Folha - Na Europa, você fez algumas experiências cinematográficas.
Dias - Em super-8. Eram filmes caseiros. Todos experimentais, em cima da questão do cinema, da pintura e da imagem. Trabalhei quatro anos quase que exclusivamente com esses filminhos, que foram exibidos em mostras especializadas e vendidos para cinematecas e alguns colecionadores.
Folha - Na linha de Stan Brakhage ou de Andy Warhol?
Dias - Não exatamente. Mas eu adoro Brakhage. Sempre me interessei muito por cinema experimental. Assim como me interesso bastante por teatro experimental. O outro teatro, o convencional, acho enfadonho.

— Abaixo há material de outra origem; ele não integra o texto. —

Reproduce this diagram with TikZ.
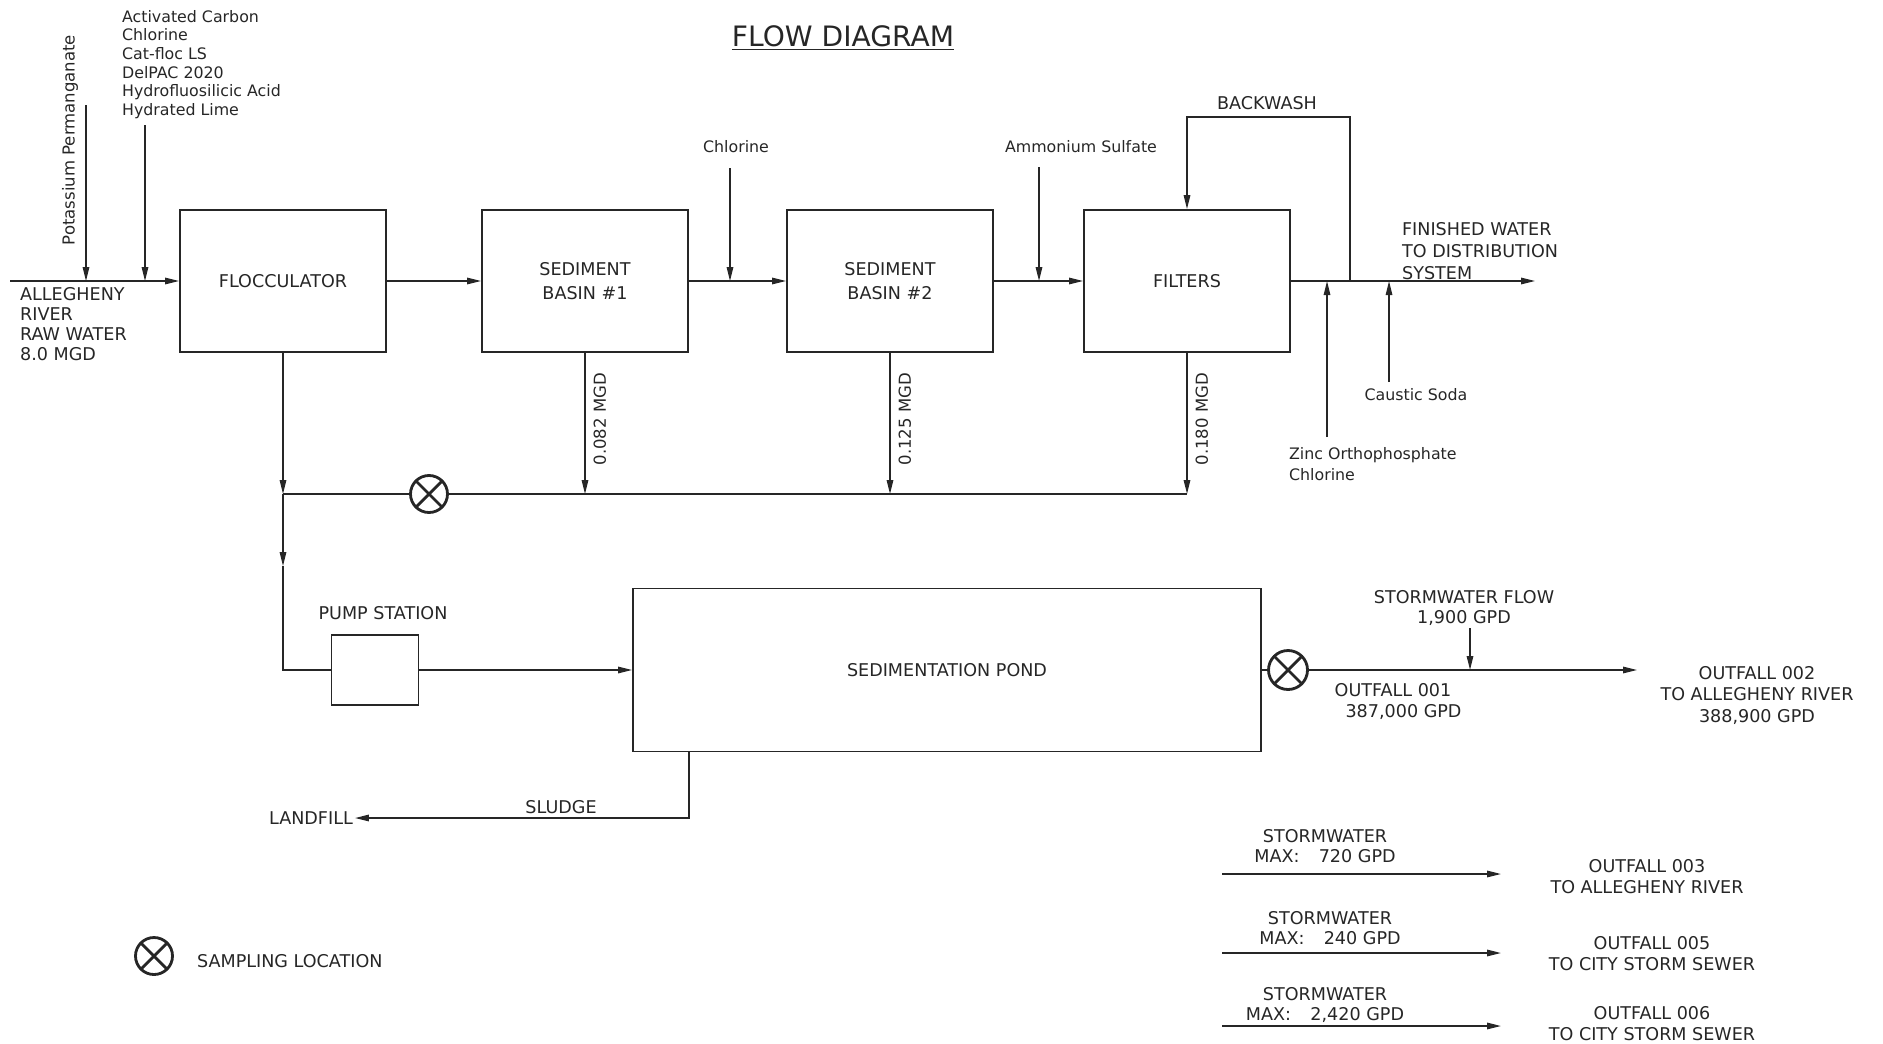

Folha - Milão foi um deslumbramento para você, não?
Dias - Era um grande centro de agitação artística quando me mudei para lá. Inúmeras galerias, muitos colecionadores. Antes de expor nos EUA, os artistas americanos de vanguarda iam primeiro a Milão, para uma espécie de crisma. Foi lá que conheci, ainda no início de suas carreiras, Bob Wilson, Laurie Anderson, Philip Glass, Steve Reich, Trisha Brown e outros artistas minimalistas.
Folha - Que artistas plásticos você destacaria como fundamentais na atualidade?
Dias - Ainda fico com Josef Beuys. Estudo muito o trabalho dele. Tivemos um bom relacionamento e não vejo nenhum outro comparável.
Folha - E Iberê Camargo, foi fundamental para as artes plásticas brasileiras?
Dias - Ele foi um artista de conduta exemplar. Além da qualidade plástica fantástica, sua obra era um produto de muita intensidade. Seu último período não me agrada tanto. Tem uma dramaticidade que vem de outra área e que não me perturba. Mas sua morte foi, sem dúvida, uma grande perda.
Folha - Já ouvi você elogiar a crítica brasileira. Era média ou você realmente a tem em alta estima e consideração?
Dias - Acho a crítica de artes plásticas praticada no Brasil muito preparada e erudita. Se ela soa complicada para o grande público, não há o que fazer. Não é fácil você ler um ensaio sobre a obra de Joyce ou Thomas Mann, que já em si são trabalhos complexos. Qualquer área do conhecimento humano passa por isso. Você não vai entender mais de antropologia só porque descende do macaco.